Little is quite as dull as literary worship; this essay on Borges is thus happily doomed. One finds oneself tempted toward learned-sounding inadequacies like: His work combines the elegance of mathematical proof with the emotionally profound wit of Dostoyevsky. Or: He courts paradox so primrosely, describing his Dupin-like detective character as having “reckless perspicacity” and the light in his infinite Library of Babel as being “insufficient, and unceasing.” But see, such worship is pale.

What the real problem is, though, he writes about Robert Louis Stevenson’s The Wrecker devoting time to an analysis of the book and Borges’ fascination. Sounds good. I want to hear about his sources. But, alas, he falls short and has to resort to the same generalities he was going to avoid. Borges can be difficult to write about and say something new. But it helps when you put the article into a cogent framework.
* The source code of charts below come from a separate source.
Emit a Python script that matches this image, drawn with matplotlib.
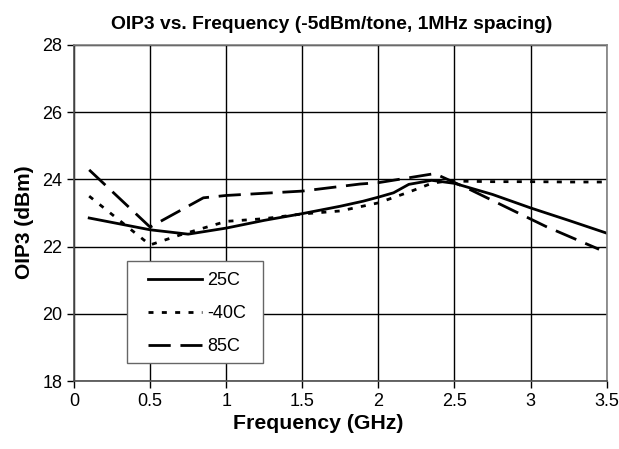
import matplotlib
matplotlib.use("Agg")
import matplotlib.pyplot as plt
from matplotlib.patches import Rectangle

plt.rcParams["font.family"] = ["Liberation Sans", "DejaVu Sans"]

# 25C
f_25 = [0.1, 0.5, 0.75, 1.0, 1.25, 1.5, 1.75, 1.9, 2.0, 2.1, 2.2, 2.35, 2.5, 2.75, 3.0, 3.25, 3.5]
oip_25 = [22.85, 22.5, 22.37, 22.55, 22.78, 22.98, 23.2, 23.35, 23.47, 23.6, 23.85, 23.97,
          23.88, 23.55, 23.15, 22.78, 22.4]
# -40C
f_m40 = [0.1, 0.5, 0.7, 1.0, 1.25, 1.5, 1.75, 2.0, 2.2, 2.35, 2.45, 2.75, 3.0, 3.25, 3.5]
oip_m40 = [23.5, 22.05, 22.35, 22.75, 22.83, 22.97, 23.06, 23.3, 23.62, 23.88, 23.95,
           23.93, 23.93, 23.92, 23.92]
# 85C
f_85 = [0.1, 0.5, 0.85, 1.0, 1.5, 1.88, 2.0, 2.37, 2.6, 2.85, 3.1, 3.45]
oip_85 = [24.28, 22.58, 23.45, 23.52, 23.65, 23.86, 23.9, 24.17, 23.7, 23.15, 22.6, 21.92]

xticks = [0, 0.5, 1, 1.5, 2, 2.5, 3, 3.5]
yticks = [18, 20, 22, 24, 26, 28]

fig = plt.figure(figsize=(6.19, 4.49), dpi=100)
ax = fig.add_axes([0.1195, 0.151, 0.8606, 0.7494])

ax.plot(f_25, oip_25, c="black", lw=2, label="25C")
ax.plot(f_m40, oip_m40, c="black", lw=2, ls=(0, (1.8, 3.0)), label="-40C")
ax.plot(f_85, oip_85, c="black", lw=2, ls=(0, (8, 3.5)), label="85C")

ax.set_xlim(0, 3.5)
ax.set_ylim(18, 28)
ax.set_xticks(xticks)
ax.set_xticklabels([f"{t:g}" for t in xticks])
ax.set_yticks(yticks)
ax.grid(True, color="black", lw=1)
ax.set_axisbelow(True)
ax.tick_params(direction="out", length=5, width=1, labelsize=13, colors="black")
for s in ["top", "right"]:
    ax.spines[s].set_color("0.5")
for s in ["left", "bottom"]:
    ax.spines[s].set_color("0.3")
for s in ax.spines.values():
    s.set_linewidth(1.2)

ax.set_title("OIP3 vs. Frequency (-5dBm/tone, 1MHz spacing)", fontsize=13.9,
             fontweight="bold", pad=11, x=0.484)
ax.set_xlabel("Frequency (GHz)", fontsize=15.3, fontweight="bold", labelpad=3, x=0.459)
ax.set_ylabel("OIP3 (dBm)", fontsize=15, fontweight="bold", labelpad=6, y=0.474)

# legend box drawn separately so its padding can follow the original
ax.add_patch(Rectangle((0.099, 0.053), 0.255, 0.304, transform=ax.transAxes,
                       facecolor="white", edgecolor="0.4", lw=1, zorder=4))
leg = ax.legend(loc="upper left", bbox_to_anchor=(0.139, 0.324), fontsize=13,
                handlelength=3.0, handletextpad=0.28, labelspacing=0.88,
                borderpad=0, borderaxespad=0, frameon=False)
leg.set_zorder(5)

fig.savefig("out.png", dpi=100)
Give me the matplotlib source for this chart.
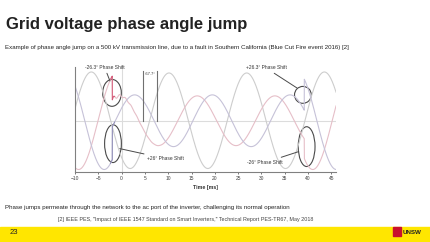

In “The False Problem of Ugolino,” an essay on Dante not included in “On Writing,” Borges quotes from an essay by Stevenson that makes the rather Borgesian claim that a book’s characters are only a string of words. “Blasphemous as this sounds to us,” Borges comments, “Achilles and Peer Gynt, Robinson Crusoe and Don Quixote, may be reduced to it.” Borges then adds: “The powerful men who ruled the earth, as well: Alexander is one string of words, Attila another.” The great deeds of the past may become no more than words, and no more than words are necessary to summon a power as grand and enduring even as Quixote or Achilles.

Among the vast books that do not really exist, and that Borges has commented on, are the innumerable pages of the future. Borges’s work answers the unanswerable weight of his reading, the boyish and the arcane at once. The pages of both what he wrote and what he only traced the shadows of present us with their own wavering interrogations; we are happy and afraid to be lost amid our insufficient and unceasing responses. Borges created his precursors, even Stevenson. We still do not know how to create Borges.